No Rio, o texto em tramitação prevê que cada um dos
70 deputados possa destinar R$ 25 milhões ao ano. Já no estado do Nordeste,
antes do recesso, os parlamentares da oposição ao governador, Elmano Freitas
(PT), vinham cobrando a previsão desses recursos no orçamento.
— Emenda impositiva não é favor de governador, é
prerrogativa de Assembleia — diz Felipe Mota (União Brasil).
Para os especialistas ouvidos pelo GLOBO, embora
ainda possa ser usada como instrumento de barganha política, a aplicação de
emendas impositivas é essencial para a manutenção do processo democrático.
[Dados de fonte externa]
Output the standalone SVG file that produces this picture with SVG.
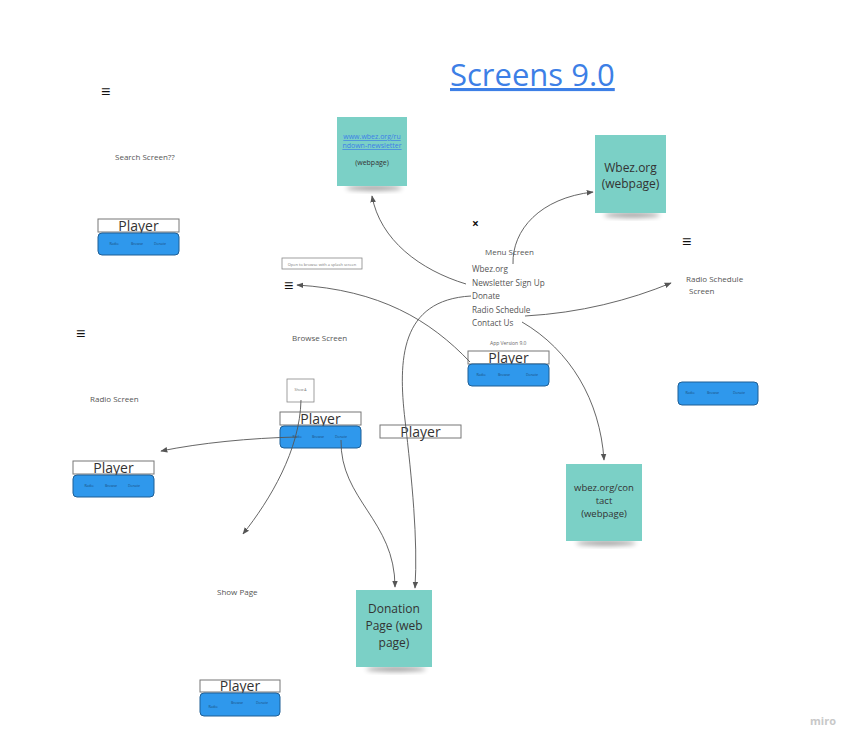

Sem
essa medida, os parlamentares ficam na mão do Executivo, o que facilita a
destinação de recursos apenas para aliados do governo.
— Quando não há emendas, acaba abrindo espaço para
que os governos privilegiem as lideranças de maior proximidade, o que pode
sufocar as oposições — diz a cientista política Luciana Santana, da
Universidade Federal do Piauí.
Apenas a existência do instrumento, porém, não
garante a transparência. Dezesseis estados mapeados pela reportagem não possuem
dados detalhados. Demandados, afirmaram não ser uma obrigação legal.